When it comes to our kiosk app, we focused on a few small details to make sure that the ticker always had real-time, glanceable information:
- We decouple the information being displayed from the refresh of the data. That means that the data will only update when a loop of the ticker is finished, preventing visual glitches and keeping the data consistent
- We cache 100% of requests for real-time data, helping to hide any momentary or prolonged drops in network connectivity
- We use business logic in the ticker component to determine whether or not the age of the cache is acceptable. Often, this is a number on the order of a few minutes, since staleness is easily felt for vehicle arrivals
- We pre-cache and reuse all assets included in the ticker, such as alert badges, since these need to appear instantly alongside arrival information
Directory and search
Directory information for the Hudson Yards kiosks is another example of advanced caching. As previously mentioned, we rely on a third-party SDK for indoor mapping and directory information for this client. As a result, we had to find the best way to provide search and directory features, even during periods of network latency/downtime or brief data hiccups.

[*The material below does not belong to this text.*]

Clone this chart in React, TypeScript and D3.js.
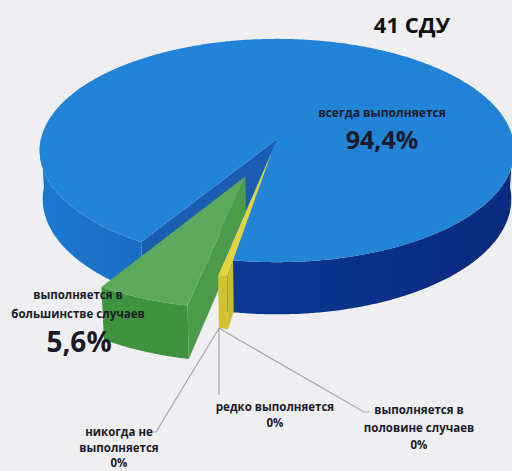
import React from "react";
import * as d3 from "d3";

// ---- data ----
const title = "41 СДУ";
const categories = [
  "всегда выполняется",
  "выполняется в половине случаев",
  "редко выполняется",
  "никогда не выполняется",
  "выполняется в большинстве случаев",
];
const values = [94.4, 0, 0, 0, 5.6];
const valueLabels = ["94,4%", "0%", "0%", "0%", "5,6%"];
const labelLines = [
  ["всегда выполняется"],
  ["выполняется в", "половине случаев"],
  ["редко выполняется"],
  ["никогда не", "выполняется"],
  ["выполняется в", "большинстве случаев"],
];

// ---- style / layout ----
const W = 512;
const H = 471;
const topColors = ["#2184d7", "#2184d7", "#e3d43c", "#8a8a8a", "#5ca95b"];
const explode = [0, 0, 0.12, 0, 0.35];
const MIN_SLIVER = (2 * Math.PI) / 180;
const START_THETA = (121.66 * Math.PI) / 180; // screen angle, clockwise from 3 o'clock

// perspective camera
const F = 2023;
const L = 8.57;
const PHI = (27.9 * Math.PI) / 180;
const TH = 0.235;
const CX = 277;
const CY = 139;
const sinP = Math.sin(PHI);
const cosP = Math.cos(PHI);

function proj(x: number, y: number, z: number): [number, number] {
  const d = L - y * sinP - z * cosP;
  return [CX + (F * x) / d, CY + (F * (z * sinP - y * cosP)) / d];
}

type Slice = { i: number; th0: number; th1: number; ox: number; oz: number };

function pt(s: Slice, r: number, th: number, y: number) {
  return proj(s.ox + r * Math.cos(th), y, s.oz + r * Math.sin(th));
}
function toPath(pts: [number, number][]) {
  return "M" + pts.map((p) => p[0].toFixed(2) + "," + p[1].toFixed(2)).join("L") + "Z";
}
function steps(a: number, b: number) {
  const n = Math.max(2, Math.ceil(Math.abs(b - a) / (Math.PI / 360)));
  return d3.range(n + 1).map((k) => a + ((b - a) * k) / n);
}
function topPath(s: Slice) {
  const pts: [number, number][] = [pt(s, 0, 0, 0)];
  steps(s.th0, s.th1).forEach((t) => pts.push(pt(s, 1, t, 0)));
  return toPath(pts);
}
function outerWall(s: Slice, a: number, b: number) {
  const st = steps(a, b);
  return toPath([
    ...st.map((t) => pt(s, 1, t, 0)),
    ...st.slice().reverse().map((t) => pt(s, 1, t, -TH)),
  ]);
}
function radialWall(s: Slice, th: number, r0: number, r1: number) {
  return toPath([pt(s, r0, th, 0), pt(s, r1, th, 0), pt(s, r1, th, -TH), pt(s, r0, th, -TH)]);
}

export default function App() {
  const pie = d3
    .pie<number>()
    .sort(null)
    .value((d) => d)
    .startAngle(START_THETA + Math.PI / 2)
    .endAngle(START_THETA + Math.PI / 2 + 2 * Math.PI);
  const arcs = pie(values);
  const slices: Slice[] = arcs.map((a, i) => {
    let th0 = a.startAngle - Math.PI / 2;
    const th1 = a.endAngle - Math.PI / 2;
    if (i === 2 && th1 - th0 < MIN_SLIVER) th0 = th1 - MIN_SLIVER;
    const mid = (th0 + th1) / 2;
    return { i, th0, th1, ox: explode[i] * Math.cos(mid), oz: explode[i] * Math.sin(mid) };
  });
  const blue = slices[0];
  const yellow = slices[2];
  const green = slices[4];

  const leftA = pt(blue, 1, Math.PI, 0);
  const leftB = pt(blue, 1, blue.th0, 0);
  const rightA = pt(blue, 1, blue.th1, 0);
  const rightB = pt(blue, 1, 2 * Math.PI, 0);

  const tip = pt(yellow, 1, yellow.th1, -TH);
  const textFont = "'Open Sans', 'DejaVu Sans', sans-serif";
  const lineCol = "#a7a2ad";
  const txt = "#1a1a2a";

  return (
    <svg
      width={W}
      height={H}
      style={{ position: "fixed", left: 0, top: 0, background: "#efeff1" }}
      fontFamily={textFont}
    >
      <defs>
        <linearGradient id="gLeft" gradientUnits="userSpaceOnUse" x1={leftA[0]} y1={0} x2={leftB[0]} y2={0}>
          <stop offset="0" stopColor="#1d78d0" />
          <stop offset="1" stopColor="#1a6cc3" />
        </linearGradient>
        <linearGradient id="gRight" gradientUnits="userSpaceOnUse" x1={rightA[0]} y1={0} x2={rightB[0]} y2={0}>
          <stop offset="0" stopColor="#0d3a94" />
          <stop offset="0.6" stopColor="#0a2f86" />
          <stop offset="1" stopColor="#0a2b80" />
        </linearGradient>
      </defs>
      <rect width={W} height={H} fill="#efeff1" />
      {/* blue cut wall (facing the gap) */}
      <path d={radialWall(blue, blue.th0, 0, 1)} fill="#1c5db4" />
      {/* green right wall */}
      <path d={radialWall(green, green.th0, 0, 1)} fill="#4b9b4a" />
      {/* blue outer wall */}
      <path d={outerWall(blue, blue.th0, Math.PI)} fill="url(#gLeft)" />
      <path d={outerWall(blue, 2 * Math.PI, blue.th1)} fill="url(#gRight)" />
      {/* blue top */}
      <path d={topPath(blue)} fill={topColors[0]} />
      {/* yellow */}
      <path d={outerWall(yellow, yellow.th0, yellow.th1)} fill="#d2c22e" />
      <path d={radialWall(yellow, yellow.th0, 1 - explode[2], 1)} fill="#cdbd2c" />
      <path d={topPath(yellow)} fill={topColors[2]} />
      {/* green */}
      <path d={outerWall(green, green.th0, green.th1)} fill="#3e933f" />
      <path d={topPath(green)} fill={topColors[4]} />

      {/* leader lines */}
      <polyline points={`${tip[0]},${tip[1]} ${tip[0]},395`} fill="none" stroke={lineCol} strokeWidth={1.2} />
      <polyline points={`${tip[0]},${tip[1]} 364,412 369,412`} fill="none" stroke={lineCol} strokeWidth={1.2} />
      <polyline points={`${tip[0]},${tip[1]} 156,432 151,432`} fill="none" stroke={lineCol} strokeWidth={1.2} />

      {/* title */}
      <text x={412} y={33} textAnchor="middle" fontSize={22} fontWeight={700} fill="#111">
        {title}
      </text>

      {/* blue label */}
      <text x={382} y={117} textAnchor="middle" fontSize={12} fontWeight={700} fill={txt}>
        {labelLines[0][0]}
      </text>
      <text x={382} y={149} textAnchor="middle" fontSize={25} fontWeight={700} fill={txt}>
        {valueLabels[0]}
      </text>

      {/* green label */}
      <text x={78} y={299} textAnchor="middle" fontSize={11.5} fontWeight={700} fill={txt}>
        {labelLines[4][0]}
      </text>
      <text x={78} y={318} textAnchor="middle" fontSize={11.5} fontWeight={700} fill={txt}>
        {labelLines[4][1]}
      </text>
      <text x={79} y={352} textAnchor="middle" fontSize={28} fontWeight={700} fill={txt}>
        {valueLabels[4]}
      </text>

      {/* zero labels */}
      <text x={275} y={411} textAnchor="middle" fontSize={11.5} fontWeight={700} fill={txt}>
        {labelLines[2][0]}
      </text>
      <text x={275} y={427} textAnchor="middle" fontSize={11.5} fontWeight={700} fill={txt}>
        {valueLabels[2]}
      </text>

      <text x={419} y={414} textAnchor="middle" fontSize={11.5} fontWeight={700} fill={txt}>
        {labelLines[1][0]}
      </text>
      <text x={419} y={432} textAnchor="middle" fontSize={11.5} fontWeight={700} fill={txt}>
        {labelLines[1][1]}
      </text>
      <text x={419} y={449} textAnchor="middle" fontSize={11.5} fontWeight={700} fill={txt}>
        {valueLabels[1]}
      </text>

      <text x={119} y={436} textAnchor="middle" fontSize={11.5} fontWeight={700} fill={txt}>
        {labelLines[3][0]}
      </text>
      <text x={119} y={452} textAnchor="middle" fontSize={11.5} fontWeight={700} fill={txt}>
        {labelLines[3][1]}
      </text>
      <text x={119} y={467} textAnchor="middle" fontSize={11.5} fontWeight={700} fill={txt}>
        {valueLabels[3]}
      </text>
    </svg>
  );
}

We generally cache the API calls that the SDK makes, but we added further logic to watch those calls and cache information like venue category icons. This enables the use of those static assets for features like the food directory and search page, thereby reducing load time. Search results feel instantaneous because they are, in fact, locally cached.
The techniques I covered play a critical in nearly all aspects of our kiosk web app. Some have a small impact, such as places where out-of-the-box browser caching would have otherwise kept an asset on disk.
However, the majority of our features depend on us finding scalable ways to engineer them with a sense of immediacy, providing the user with an experience that feels entirely local to their context. Visual bandages, such as interstitials and spinners aren’t tolerated in the same way that they are in other digital contexts.
The techniques covered here are just a limited subset of modern web development practices, and we will continue to explore more ways to further improve our users’ experiences, such as when and how to use hardware-accelerated web platform features.